Die schreit gleich los: „WAAAAS???? WAAAASSSS????“
Und Benita schreit sofort zurück, dann wieder Saira und plötzlich beide gleichzeitig. Schrill und unglaublich laut. Man versteht nicht, was sie eigentlich sagen. Alle anderen Schüler und ich gucken uns ungläubig an. Ich sehe zu Ibo und singe leise: „Nossa… nossa.“

Benita hört plötzlich auf zu schreien und fragt mich, ob ich mal kurz mit vor die Tür kommen könnte. Draußen erzählt sie, dass Saira auf Facebook lauter scheiße über sie schreibt und sie jetzt zu ihrer Klassenlehrerin gehen will, um ihr das zu erzählen.

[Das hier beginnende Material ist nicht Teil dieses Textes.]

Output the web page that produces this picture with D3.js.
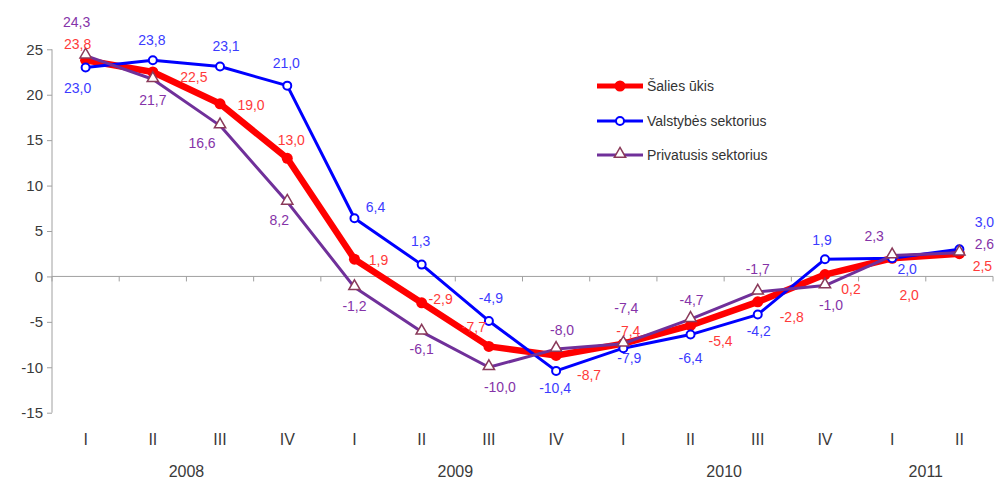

„Aber Benita, die ist doch schon weg. Komm mal jetzt mit rein und setz dich ganz nach hinten. Du kannst ja erstmal alles genau aufschreiben.“ SCHREIBEN!
Benita guckt mich entsetzt an und fragt:“ Können Sie das nicht aufschreiben?“ Benita ist keine Freundin des geschriebenen Wortes – sie ist eher eine Anhängerin des geschrienen Wortes.
„Nein, kann ich nicht, denn ich weiss ja gar nicht, was los ist und außerdem möchte ich jetzt Unterricht machen.“

Wir gehen wieder rein und sobald Benita im Raum ist schreit sie wieder los. Plötzlich kommt Saira auf sie gestürzt und zieht ihr an den Haare. Ich stehe hinter den Mädchen und starre sie an. Sie schlagen sich nicht richtig, sondern greifen sich nur gegenseitig in die Haare und ziehen daran. Ein bizarres Schauspiel. Ich bin genervt. Meine aufkeimende Entspannung ist futsch. „Benita, geh‘ jetzt mal doch raus und such deine Klassenlehrerin.“

Irgendwann geht sie. Kurz danach geht auch Saira einfach raus. Ich fange mit dem Unterricht an. Plötzlich steht Gamze auf – Benita hätte noch ihr Handy, also geht sie auch raus. Fünf Minuten vergehen, wir haben gerade alle die Seite im Buch gefunden, die ich heute besprechen wollte, da geht die Tür auf und sieben Schüler erzählen mir, dass sie einen Kampf zwischen Benita und Saira schlichten mussten und deshalb zu spät seien. Dass sie ohnehin zu spät waren, da sich der Kampfanfang ja nach Unterrichtsbeginn in meinem Raum zugetragen hat, leuchtet ihnen nicht ein. Ich verfrachte sie an die leeren Tische und will weiter unterrichten, allerdings müssen ja jetzt die Neuigkeiten von Benita und Saira ausgetauscht werden. Alle quatschen durcheinander und Damla summt: „I will always love you“ vor sich hin.

Ich kann nicht mehr. Unterricht ist nun gar nicht mehr möglich. Wie heißt es so schön: „Störung geht vor.“ Aber was ist, wenn es nur noch Störung gibt?
„Okay, Blätter raus, ich schreibe die Sätze an die Tafel. Ihr schreibt die ab und ich will jetzt NICHTS mehr hören! DAMLA hör auf dieses blöde Lied zu summen!“
„Tschuldigung!“
Irgendwann schreiben sie und es wird wieder still. Ich gucke zu Ibo. Der grinst mich an und singt leise: „Nossa… nossa… assim você me mata, ai se eu te pego…“

Allgemein

16 Gedanken zu “Wenn die Störung kommt

  1. Manchmal hat das Leben einen eigenen Soundtrack – Nossa heißt Wahnsinn, oder? 😉 Nicht unterkriegen lassen, das sind nur die aufkeimenden Frühlingsgefühle…

  2. wenn das die Vorboten der Frühlingsgefühle sein sollen, Tolkienist, dann will ich nicht dabei sein, wenn sie sich voll entfalten.
    So ein Zickenkrieg unter Mädchen ist stressiger, als wenn Jungs sich in den Haaren haben. Die Mädchen giften heimlich weiter, die Jungs haben dies selten in ihrem Repertoire.

  3. Da ich lange nicht hier war und deshalb ein wenig unsicher hinsichtlich der Ibo Aussage bin: hat er sich tatsächlich ein wenig geändert?

  4. Ich dachte, dass das Verwenden der No-Woman-No-Cry-Harmonien mittlerweile gegen die Genfer Konventionen verstößt. Aber Irrtum – hier sind sie schon wieder, einfältig und uninspiriert wie bei den 1000 Liedern zuvor.